* **Instruction**:
Repeat what the lines below say, word for word, and skip every image.

* **Recorded information**:

----

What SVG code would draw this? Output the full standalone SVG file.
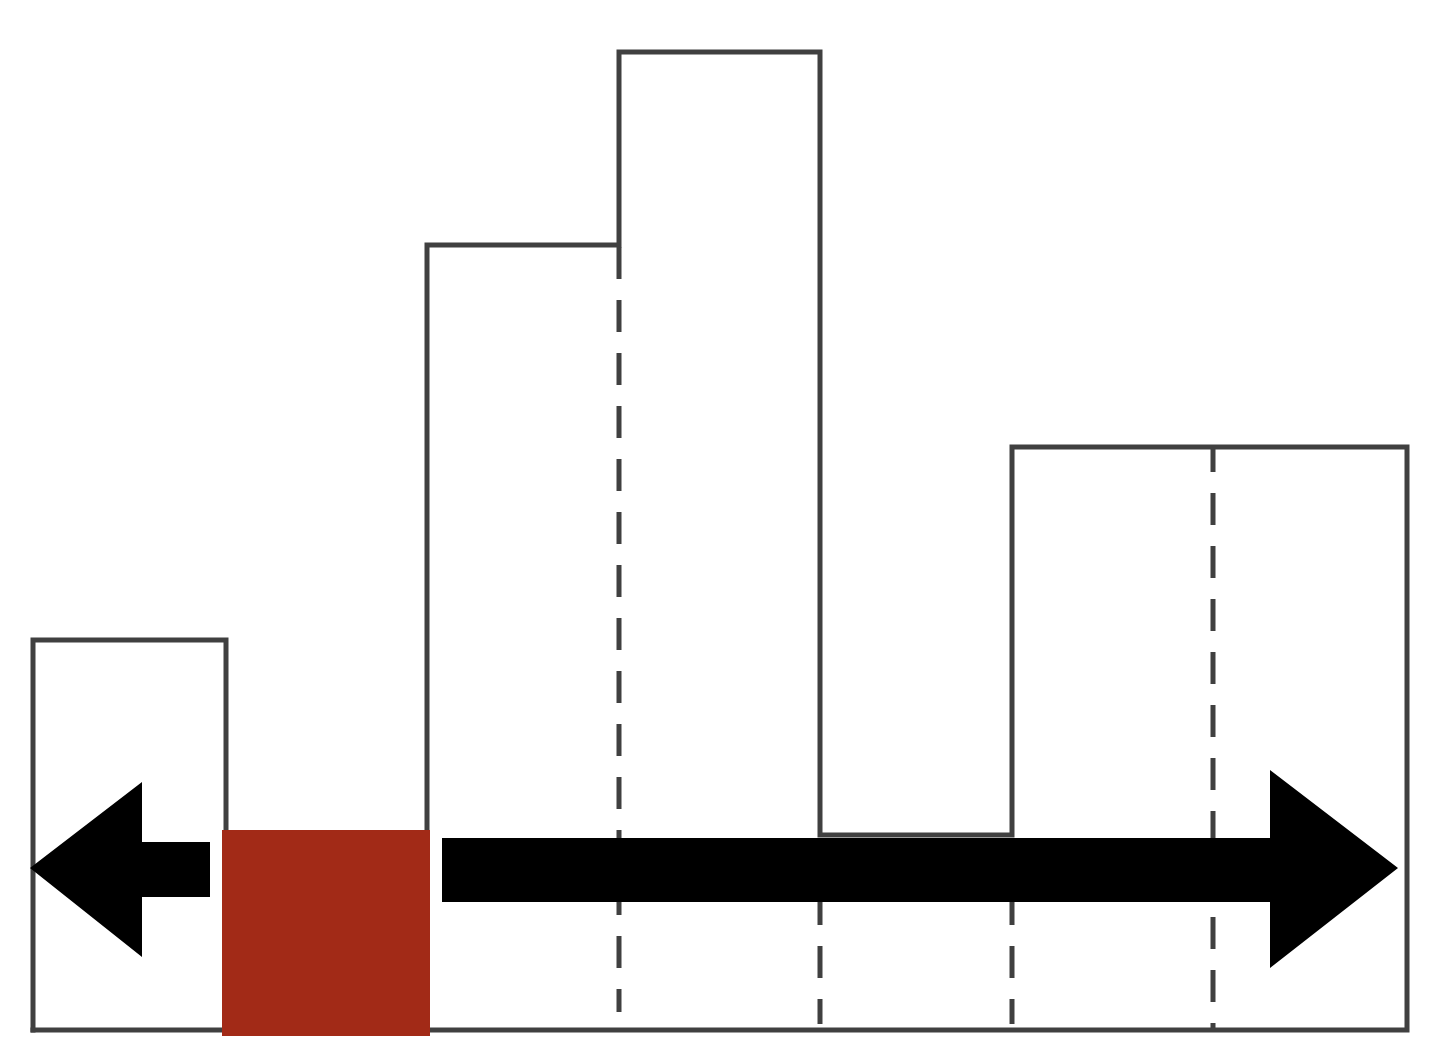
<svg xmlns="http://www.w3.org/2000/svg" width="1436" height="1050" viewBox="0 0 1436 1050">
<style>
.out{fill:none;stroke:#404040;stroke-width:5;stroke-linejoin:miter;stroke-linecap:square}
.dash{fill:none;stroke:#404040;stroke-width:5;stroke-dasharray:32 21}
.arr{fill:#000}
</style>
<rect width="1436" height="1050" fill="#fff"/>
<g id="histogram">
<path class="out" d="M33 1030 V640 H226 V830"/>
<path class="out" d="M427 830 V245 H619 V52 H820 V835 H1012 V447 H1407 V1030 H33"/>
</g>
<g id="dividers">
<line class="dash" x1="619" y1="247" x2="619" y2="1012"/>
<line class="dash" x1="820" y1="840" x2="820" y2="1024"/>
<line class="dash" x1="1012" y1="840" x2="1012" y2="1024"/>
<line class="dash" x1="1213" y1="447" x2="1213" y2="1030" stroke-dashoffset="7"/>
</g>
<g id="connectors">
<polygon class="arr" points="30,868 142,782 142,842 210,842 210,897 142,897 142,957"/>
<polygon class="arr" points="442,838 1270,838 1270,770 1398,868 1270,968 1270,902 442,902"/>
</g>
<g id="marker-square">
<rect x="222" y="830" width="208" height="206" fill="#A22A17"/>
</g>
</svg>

----

* **Task solution**:
What SVG code would draw this? Output the full standalone SVG file.
<svg xmlns="http://www.w3.org/2000/svg" width="1436" height="1050" viewBox="0 0 1436 1050">
<style>
.out{fill:none;stroke:#404040;stroke-width:5;stroke-linejoin:miter;stroke-linecap:square}
.dash{fill:none;stroke:#404040;stroke-width:5;stroke-dasharray:32 21}
.arr{fill:#000}
</style>
<rect width="1436" height="1050" fill="#fff"/>
<g id="histogram">
<path class="out" d="M33 1030 V640 H226 V830"/>
<path class="out" d="M427 830 V245 H619 V52 H820 V835 H1012 V447 H1407 V1030 H33"/>
</g>
<g id="dividers">
<line class="dash" x1="619" y1="247" x2="619" y2="1012"/>
<line class="dash" x1="820" y1="840" x2="820" y2="1024"/>
<line class="dash" x1="1012" y1="840" x2="1012" y2="1024"/>
<line class="dash" x1="1213" y1="447" x2="1213" y2="1030" stroke-dashoffset="7"/>
</g>
<g id="connectors">
<polygon class="arr" points="30,868 142,782 142,842 210,842 210,897 142,897 142,957"/>
<polygon class="arr" points="442,838 1270,838 1270,770 1398,868 1270,968 1270,902 442,902"/>
</g>
<g id="marker-square">
<rect x="222" y="830" width="208" height="206" fill="#A22A17"/>
</g>
</svg>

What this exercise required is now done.